Articles | Volume 1
https://doi.org/10.5194/ica-proc-1-71-2018
https://doi.org/10.5194/ica-proc-1-71-2018
16 May 2018
 | 16 May 2018

-hóhta’hané: Mapping Genocide & Restorative Justice in Native America

Annita Lucchesi

Keywords: cartography, United States, Native American, colonialism, indigenous, decolonization, genocide, restorative justice, maps

Abstract. This thesis explores critical decolonial cartography as a possible language for communicating and better understanding complex, intergenerational experiences of genocide and colonialism among Native American peoples.
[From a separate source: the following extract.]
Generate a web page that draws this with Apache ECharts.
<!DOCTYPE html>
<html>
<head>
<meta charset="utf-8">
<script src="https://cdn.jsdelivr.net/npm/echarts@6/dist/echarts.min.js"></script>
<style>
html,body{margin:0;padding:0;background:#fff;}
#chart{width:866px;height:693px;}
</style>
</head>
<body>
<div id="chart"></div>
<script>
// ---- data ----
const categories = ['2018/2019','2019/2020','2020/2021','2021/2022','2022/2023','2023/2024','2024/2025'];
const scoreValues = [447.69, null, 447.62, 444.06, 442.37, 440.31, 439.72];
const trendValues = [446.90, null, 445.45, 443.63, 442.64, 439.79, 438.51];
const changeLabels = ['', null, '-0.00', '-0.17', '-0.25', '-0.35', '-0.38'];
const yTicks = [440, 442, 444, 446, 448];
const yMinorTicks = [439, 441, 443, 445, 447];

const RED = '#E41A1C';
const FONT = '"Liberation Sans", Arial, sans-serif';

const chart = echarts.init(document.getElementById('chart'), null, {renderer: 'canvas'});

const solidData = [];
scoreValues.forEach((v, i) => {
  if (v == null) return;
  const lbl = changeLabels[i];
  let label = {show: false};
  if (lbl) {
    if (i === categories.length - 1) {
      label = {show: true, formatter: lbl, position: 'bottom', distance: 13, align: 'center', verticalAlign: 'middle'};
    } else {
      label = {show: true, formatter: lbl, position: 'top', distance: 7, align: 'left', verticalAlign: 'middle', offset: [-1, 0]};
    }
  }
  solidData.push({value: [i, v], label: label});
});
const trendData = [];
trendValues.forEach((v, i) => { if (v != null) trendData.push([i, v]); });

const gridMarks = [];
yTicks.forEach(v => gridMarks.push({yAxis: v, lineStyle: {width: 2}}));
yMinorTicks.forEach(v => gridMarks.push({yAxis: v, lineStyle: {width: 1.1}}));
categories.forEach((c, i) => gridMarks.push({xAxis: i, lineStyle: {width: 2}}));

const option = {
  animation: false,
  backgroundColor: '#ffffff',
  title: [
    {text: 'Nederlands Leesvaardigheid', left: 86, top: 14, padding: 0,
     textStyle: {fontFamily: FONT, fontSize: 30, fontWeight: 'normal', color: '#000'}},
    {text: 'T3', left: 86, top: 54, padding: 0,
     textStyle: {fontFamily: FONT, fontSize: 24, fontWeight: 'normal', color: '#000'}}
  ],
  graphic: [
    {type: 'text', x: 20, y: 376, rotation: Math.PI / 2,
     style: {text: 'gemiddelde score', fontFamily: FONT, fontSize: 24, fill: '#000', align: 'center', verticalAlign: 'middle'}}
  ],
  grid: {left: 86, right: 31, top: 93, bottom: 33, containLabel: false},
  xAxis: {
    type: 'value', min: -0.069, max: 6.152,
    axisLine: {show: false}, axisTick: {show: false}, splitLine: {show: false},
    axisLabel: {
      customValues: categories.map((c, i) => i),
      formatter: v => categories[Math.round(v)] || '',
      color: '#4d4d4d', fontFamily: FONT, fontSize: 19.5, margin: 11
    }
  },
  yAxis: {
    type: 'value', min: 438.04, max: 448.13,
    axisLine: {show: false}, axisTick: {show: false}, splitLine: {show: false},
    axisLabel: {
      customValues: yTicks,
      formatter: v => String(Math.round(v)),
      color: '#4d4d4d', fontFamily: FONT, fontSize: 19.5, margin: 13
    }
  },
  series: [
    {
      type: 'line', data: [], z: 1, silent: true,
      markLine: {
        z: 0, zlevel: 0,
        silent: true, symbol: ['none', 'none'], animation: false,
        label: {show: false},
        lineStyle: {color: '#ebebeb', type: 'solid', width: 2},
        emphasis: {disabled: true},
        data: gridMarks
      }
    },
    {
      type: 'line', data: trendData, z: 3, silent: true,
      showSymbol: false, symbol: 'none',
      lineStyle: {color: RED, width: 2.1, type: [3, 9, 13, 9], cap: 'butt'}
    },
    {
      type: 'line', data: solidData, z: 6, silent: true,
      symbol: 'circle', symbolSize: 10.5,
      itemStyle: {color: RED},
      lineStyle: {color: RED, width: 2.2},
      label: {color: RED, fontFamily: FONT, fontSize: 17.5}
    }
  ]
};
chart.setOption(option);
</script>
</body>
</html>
Utilizing a self-reflexive methodology, this work makes interventions in Native American and indigenous studies, comparative genocide studies, historiography, and geography to argue for more expansive languages with which to grapple with Native experiences of genocide. In so doing, this paper also asserts the need for indigenous narrative self-determination, development of decolonial epistemologies and praxes on genocide, and languages for violence that are specifically designed to facilitate dialogue on healing. For that reason, this work not only positions cartography and maps as a particularly useful language for understanding indigenous experiences of genocide, but documents the development of this language, with the intent of supporting and guiding others in creating alternative languages that best fit their nation, community, family, and selves. Finally, the larger aim of this work is to make the case for languages on genocide that heal, rather than re-traumatize, and give a more holistic understanding of the ways in which genocide ‘takes place’ spatially and temporally, with the hope of creating a larger, more inclusive, less violent space for imagining and crafting restorative justice.